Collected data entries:
==============================

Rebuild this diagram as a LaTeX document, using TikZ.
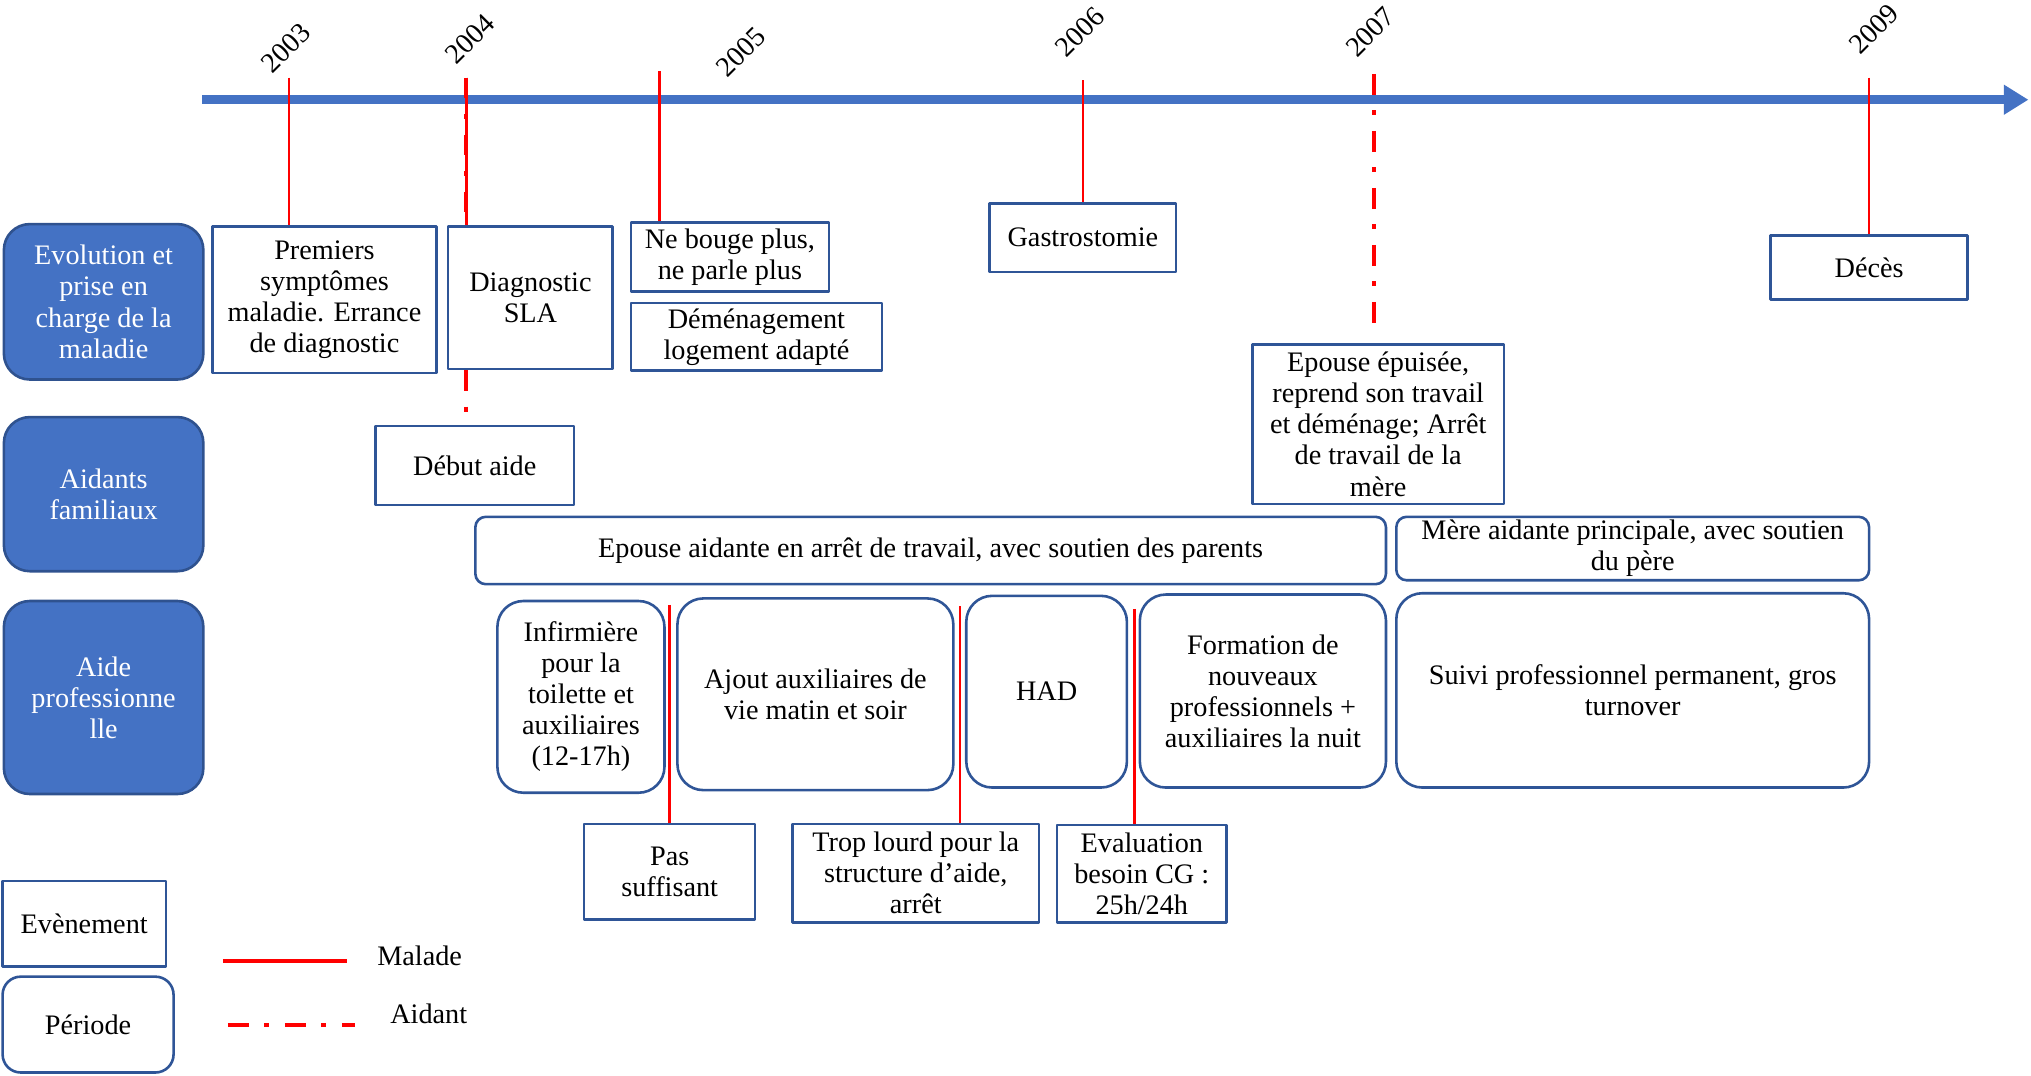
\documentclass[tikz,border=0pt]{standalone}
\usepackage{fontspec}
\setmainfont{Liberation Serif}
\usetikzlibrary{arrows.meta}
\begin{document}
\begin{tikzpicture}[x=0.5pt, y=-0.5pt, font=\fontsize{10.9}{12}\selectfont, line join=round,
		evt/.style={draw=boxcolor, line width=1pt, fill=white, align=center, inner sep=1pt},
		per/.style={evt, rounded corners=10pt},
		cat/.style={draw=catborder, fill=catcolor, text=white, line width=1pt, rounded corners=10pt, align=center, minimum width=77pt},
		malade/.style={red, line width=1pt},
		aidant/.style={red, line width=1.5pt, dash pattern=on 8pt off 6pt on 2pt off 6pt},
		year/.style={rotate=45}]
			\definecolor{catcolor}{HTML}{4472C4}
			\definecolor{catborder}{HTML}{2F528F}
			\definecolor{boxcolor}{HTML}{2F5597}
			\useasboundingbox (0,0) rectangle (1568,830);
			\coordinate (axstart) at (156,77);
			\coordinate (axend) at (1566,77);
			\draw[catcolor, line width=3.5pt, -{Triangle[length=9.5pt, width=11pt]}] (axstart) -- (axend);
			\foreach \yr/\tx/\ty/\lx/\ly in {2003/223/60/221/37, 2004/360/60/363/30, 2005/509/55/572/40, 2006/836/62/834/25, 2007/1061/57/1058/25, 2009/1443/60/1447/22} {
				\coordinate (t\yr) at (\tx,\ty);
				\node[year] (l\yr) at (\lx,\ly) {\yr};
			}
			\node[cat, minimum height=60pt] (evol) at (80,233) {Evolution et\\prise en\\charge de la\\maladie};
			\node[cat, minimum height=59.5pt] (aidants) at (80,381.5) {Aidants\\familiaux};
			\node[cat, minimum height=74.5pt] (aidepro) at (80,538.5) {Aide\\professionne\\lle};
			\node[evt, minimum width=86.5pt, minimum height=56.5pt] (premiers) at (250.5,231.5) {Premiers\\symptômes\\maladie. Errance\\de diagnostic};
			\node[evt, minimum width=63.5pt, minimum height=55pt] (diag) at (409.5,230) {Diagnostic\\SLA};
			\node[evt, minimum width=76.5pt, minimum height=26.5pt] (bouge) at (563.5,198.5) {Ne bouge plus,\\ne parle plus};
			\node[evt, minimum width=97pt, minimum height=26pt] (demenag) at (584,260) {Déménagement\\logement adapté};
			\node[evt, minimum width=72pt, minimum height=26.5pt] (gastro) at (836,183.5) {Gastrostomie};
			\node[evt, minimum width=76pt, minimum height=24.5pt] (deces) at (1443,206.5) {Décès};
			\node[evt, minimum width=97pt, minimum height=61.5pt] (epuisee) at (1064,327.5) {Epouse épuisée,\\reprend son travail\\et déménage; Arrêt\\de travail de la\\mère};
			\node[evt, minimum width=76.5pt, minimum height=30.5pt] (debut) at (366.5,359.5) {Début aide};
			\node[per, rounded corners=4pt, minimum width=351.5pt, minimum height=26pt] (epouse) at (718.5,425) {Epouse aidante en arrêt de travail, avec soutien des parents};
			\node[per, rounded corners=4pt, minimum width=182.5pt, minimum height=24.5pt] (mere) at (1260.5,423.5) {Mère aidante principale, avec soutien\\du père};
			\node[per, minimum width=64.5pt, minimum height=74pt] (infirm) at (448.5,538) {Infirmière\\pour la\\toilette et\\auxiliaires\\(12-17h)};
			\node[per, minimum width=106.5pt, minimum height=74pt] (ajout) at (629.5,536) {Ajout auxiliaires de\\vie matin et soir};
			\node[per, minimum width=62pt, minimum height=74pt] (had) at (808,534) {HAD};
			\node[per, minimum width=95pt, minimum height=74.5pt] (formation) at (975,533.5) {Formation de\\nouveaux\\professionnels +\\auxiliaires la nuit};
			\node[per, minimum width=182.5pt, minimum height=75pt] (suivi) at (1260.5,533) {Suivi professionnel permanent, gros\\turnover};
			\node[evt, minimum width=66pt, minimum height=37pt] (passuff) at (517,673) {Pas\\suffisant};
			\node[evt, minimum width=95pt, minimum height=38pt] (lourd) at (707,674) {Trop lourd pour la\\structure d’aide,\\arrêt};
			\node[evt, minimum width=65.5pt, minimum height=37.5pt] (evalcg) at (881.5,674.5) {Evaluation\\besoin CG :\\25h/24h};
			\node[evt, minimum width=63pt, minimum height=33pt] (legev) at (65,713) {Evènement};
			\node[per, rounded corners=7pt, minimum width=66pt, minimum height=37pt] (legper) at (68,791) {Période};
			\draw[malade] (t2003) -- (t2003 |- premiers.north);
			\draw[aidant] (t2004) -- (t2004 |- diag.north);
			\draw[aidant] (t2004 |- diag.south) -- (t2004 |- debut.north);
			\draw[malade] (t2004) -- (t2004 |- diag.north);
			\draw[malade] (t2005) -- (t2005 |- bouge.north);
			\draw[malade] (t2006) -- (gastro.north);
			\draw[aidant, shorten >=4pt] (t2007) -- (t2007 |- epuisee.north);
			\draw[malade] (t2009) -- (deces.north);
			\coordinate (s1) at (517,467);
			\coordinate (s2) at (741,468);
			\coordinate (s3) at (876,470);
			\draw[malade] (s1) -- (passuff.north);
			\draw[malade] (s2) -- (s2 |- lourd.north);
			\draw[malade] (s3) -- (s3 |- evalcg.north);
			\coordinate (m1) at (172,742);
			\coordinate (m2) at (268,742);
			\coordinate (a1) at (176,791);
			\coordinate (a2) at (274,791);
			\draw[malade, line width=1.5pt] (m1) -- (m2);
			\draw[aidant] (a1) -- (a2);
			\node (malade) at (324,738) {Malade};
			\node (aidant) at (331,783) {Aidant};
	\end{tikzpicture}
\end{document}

==============================

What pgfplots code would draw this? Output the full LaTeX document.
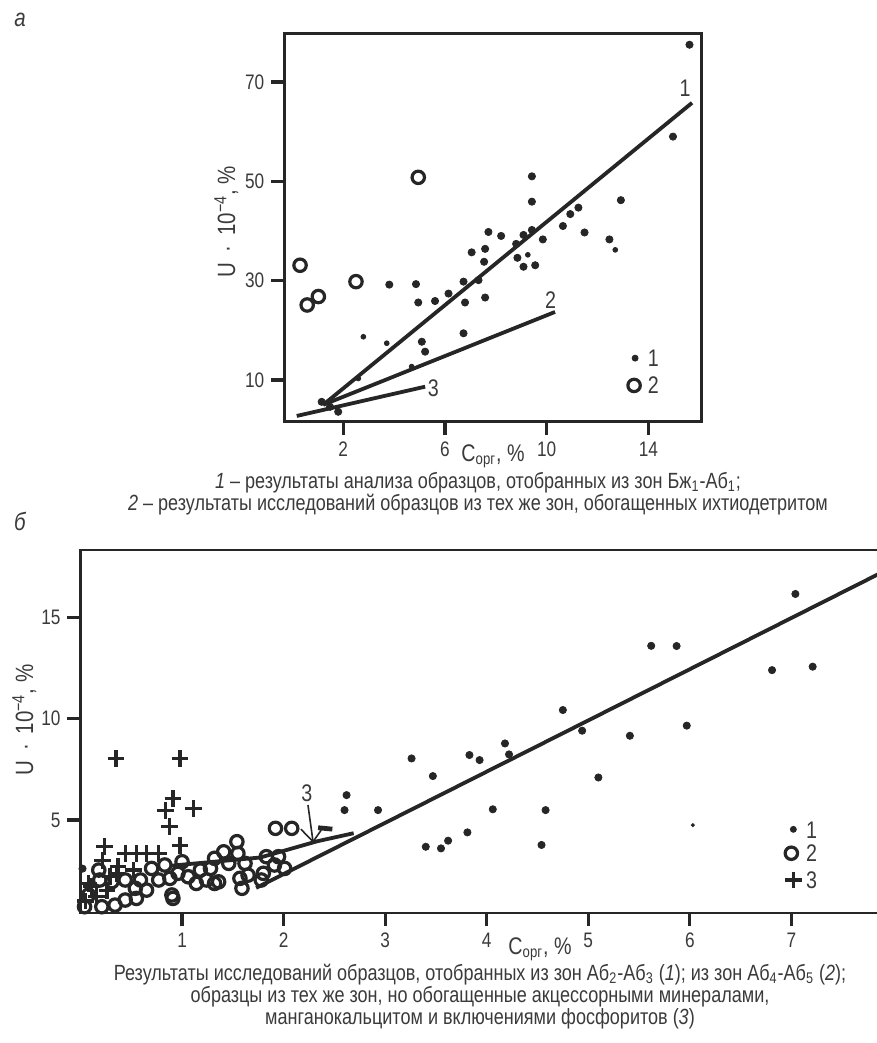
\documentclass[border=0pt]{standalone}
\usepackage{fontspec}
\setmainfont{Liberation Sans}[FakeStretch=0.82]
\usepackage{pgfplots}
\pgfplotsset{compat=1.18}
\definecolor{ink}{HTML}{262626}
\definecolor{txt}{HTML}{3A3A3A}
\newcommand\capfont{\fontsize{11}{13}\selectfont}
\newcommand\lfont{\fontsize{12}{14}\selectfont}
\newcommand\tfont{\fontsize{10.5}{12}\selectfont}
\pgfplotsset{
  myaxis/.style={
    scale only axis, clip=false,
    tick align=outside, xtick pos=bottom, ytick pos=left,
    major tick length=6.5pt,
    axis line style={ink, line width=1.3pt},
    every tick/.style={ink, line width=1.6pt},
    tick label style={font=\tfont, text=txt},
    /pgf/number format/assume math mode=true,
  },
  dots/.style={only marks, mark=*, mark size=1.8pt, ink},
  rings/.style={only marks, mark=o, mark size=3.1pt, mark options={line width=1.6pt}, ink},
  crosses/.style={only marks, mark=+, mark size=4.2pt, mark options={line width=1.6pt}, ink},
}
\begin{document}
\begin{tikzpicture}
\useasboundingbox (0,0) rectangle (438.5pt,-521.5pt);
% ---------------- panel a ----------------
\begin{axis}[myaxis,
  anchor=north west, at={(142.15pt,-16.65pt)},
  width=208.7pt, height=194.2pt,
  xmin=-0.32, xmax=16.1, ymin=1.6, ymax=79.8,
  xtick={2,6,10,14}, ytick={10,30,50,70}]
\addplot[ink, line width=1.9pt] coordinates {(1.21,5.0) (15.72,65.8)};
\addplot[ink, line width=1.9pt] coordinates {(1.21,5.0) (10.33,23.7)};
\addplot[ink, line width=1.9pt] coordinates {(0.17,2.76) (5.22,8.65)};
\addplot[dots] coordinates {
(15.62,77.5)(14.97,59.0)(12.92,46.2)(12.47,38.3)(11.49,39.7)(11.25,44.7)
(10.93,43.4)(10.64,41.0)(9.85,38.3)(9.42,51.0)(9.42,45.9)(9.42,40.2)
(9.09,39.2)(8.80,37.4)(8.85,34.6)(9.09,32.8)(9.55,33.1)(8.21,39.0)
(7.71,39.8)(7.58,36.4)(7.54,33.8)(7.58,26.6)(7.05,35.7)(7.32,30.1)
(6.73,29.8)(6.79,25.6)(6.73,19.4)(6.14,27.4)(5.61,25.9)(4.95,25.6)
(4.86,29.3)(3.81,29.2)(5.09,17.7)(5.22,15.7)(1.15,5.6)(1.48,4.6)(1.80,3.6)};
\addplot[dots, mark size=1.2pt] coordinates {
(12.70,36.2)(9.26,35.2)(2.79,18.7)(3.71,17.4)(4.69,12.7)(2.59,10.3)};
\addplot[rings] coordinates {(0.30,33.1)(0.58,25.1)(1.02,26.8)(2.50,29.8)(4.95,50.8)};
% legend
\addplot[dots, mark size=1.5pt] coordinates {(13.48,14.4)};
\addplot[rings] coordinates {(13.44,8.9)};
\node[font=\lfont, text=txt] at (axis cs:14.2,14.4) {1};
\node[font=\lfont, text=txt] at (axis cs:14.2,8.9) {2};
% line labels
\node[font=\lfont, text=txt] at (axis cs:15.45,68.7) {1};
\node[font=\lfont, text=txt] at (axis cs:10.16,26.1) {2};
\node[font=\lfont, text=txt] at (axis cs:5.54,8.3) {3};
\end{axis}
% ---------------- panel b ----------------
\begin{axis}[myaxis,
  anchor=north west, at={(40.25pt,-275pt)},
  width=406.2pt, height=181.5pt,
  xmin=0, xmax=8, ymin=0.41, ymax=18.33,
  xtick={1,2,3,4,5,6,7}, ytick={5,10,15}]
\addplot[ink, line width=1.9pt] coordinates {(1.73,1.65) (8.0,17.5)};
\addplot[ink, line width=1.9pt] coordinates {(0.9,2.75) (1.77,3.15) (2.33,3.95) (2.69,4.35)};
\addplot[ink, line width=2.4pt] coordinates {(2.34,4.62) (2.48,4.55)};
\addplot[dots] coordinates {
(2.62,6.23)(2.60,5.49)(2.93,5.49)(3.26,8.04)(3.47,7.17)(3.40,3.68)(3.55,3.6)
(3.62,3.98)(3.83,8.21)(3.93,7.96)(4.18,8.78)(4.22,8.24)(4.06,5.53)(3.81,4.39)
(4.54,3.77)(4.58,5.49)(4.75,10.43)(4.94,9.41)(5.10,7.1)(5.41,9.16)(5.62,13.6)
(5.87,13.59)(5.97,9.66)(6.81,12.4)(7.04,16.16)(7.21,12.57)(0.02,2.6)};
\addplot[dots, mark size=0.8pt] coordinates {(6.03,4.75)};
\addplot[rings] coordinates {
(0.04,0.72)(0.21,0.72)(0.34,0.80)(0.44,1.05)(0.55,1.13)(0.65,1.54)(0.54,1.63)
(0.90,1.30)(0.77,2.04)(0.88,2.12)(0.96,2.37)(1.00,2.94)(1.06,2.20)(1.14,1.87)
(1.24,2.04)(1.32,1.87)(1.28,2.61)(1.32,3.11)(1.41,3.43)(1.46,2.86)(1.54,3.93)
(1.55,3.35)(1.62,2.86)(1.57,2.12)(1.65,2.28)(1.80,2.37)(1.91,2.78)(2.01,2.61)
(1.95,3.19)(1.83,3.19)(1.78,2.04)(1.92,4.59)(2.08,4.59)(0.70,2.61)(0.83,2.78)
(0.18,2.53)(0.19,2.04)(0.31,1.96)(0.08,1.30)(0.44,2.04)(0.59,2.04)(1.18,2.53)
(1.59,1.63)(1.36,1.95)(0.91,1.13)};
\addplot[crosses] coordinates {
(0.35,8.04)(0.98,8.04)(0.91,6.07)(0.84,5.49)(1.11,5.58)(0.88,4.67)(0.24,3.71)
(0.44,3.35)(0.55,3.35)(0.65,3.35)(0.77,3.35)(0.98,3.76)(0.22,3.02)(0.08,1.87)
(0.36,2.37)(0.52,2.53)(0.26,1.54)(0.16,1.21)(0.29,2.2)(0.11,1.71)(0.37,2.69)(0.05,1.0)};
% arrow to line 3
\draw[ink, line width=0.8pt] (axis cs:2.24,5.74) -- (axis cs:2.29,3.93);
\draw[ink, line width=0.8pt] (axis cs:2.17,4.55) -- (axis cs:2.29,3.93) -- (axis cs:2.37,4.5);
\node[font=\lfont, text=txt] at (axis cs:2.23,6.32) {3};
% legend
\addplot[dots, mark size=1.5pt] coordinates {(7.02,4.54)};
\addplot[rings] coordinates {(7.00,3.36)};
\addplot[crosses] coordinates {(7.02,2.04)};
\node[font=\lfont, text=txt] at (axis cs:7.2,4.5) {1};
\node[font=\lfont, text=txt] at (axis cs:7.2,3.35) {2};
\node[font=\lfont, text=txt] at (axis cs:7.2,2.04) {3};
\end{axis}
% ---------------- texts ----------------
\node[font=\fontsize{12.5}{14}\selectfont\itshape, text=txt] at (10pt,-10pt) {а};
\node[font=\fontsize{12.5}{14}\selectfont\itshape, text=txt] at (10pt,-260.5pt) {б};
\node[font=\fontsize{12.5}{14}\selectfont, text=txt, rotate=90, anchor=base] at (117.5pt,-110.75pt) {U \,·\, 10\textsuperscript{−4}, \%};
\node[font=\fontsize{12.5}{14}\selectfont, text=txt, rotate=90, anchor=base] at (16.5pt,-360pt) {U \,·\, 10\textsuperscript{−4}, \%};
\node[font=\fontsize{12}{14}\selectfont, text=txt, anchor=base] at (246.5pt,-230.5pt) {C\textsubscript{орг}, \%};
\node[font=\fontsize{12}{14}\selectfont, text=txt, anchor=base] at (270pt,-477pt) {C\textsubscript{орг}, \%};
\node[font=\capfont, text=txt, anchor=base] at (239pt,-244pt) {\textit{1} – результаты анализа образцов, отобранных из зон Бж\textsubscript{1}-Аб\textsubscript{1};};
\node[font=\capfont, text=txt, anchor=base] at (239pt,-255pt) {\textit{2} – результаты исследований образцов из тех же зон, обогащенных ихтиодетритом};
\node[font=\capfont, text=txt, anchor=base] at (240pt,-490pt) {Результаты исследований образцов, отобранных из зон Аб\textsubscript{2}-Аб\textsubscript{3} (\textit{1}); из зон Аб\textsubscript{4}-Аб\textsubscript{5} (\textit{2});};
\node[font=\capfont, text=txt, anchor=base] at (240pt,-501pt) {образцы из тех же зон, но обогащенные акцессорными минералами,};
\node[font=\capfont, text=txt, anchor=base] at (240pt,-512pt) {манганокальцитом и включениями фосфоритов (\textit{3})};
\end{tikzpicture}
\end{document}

==============================

■ **Set task**: Look through the records and gather every line containing "this".

■ **Correct answer**:
Rebuild this diagram as a LaTeX document, using TikZ.
What pgfplots code would draw this? Output the full LaTeX document.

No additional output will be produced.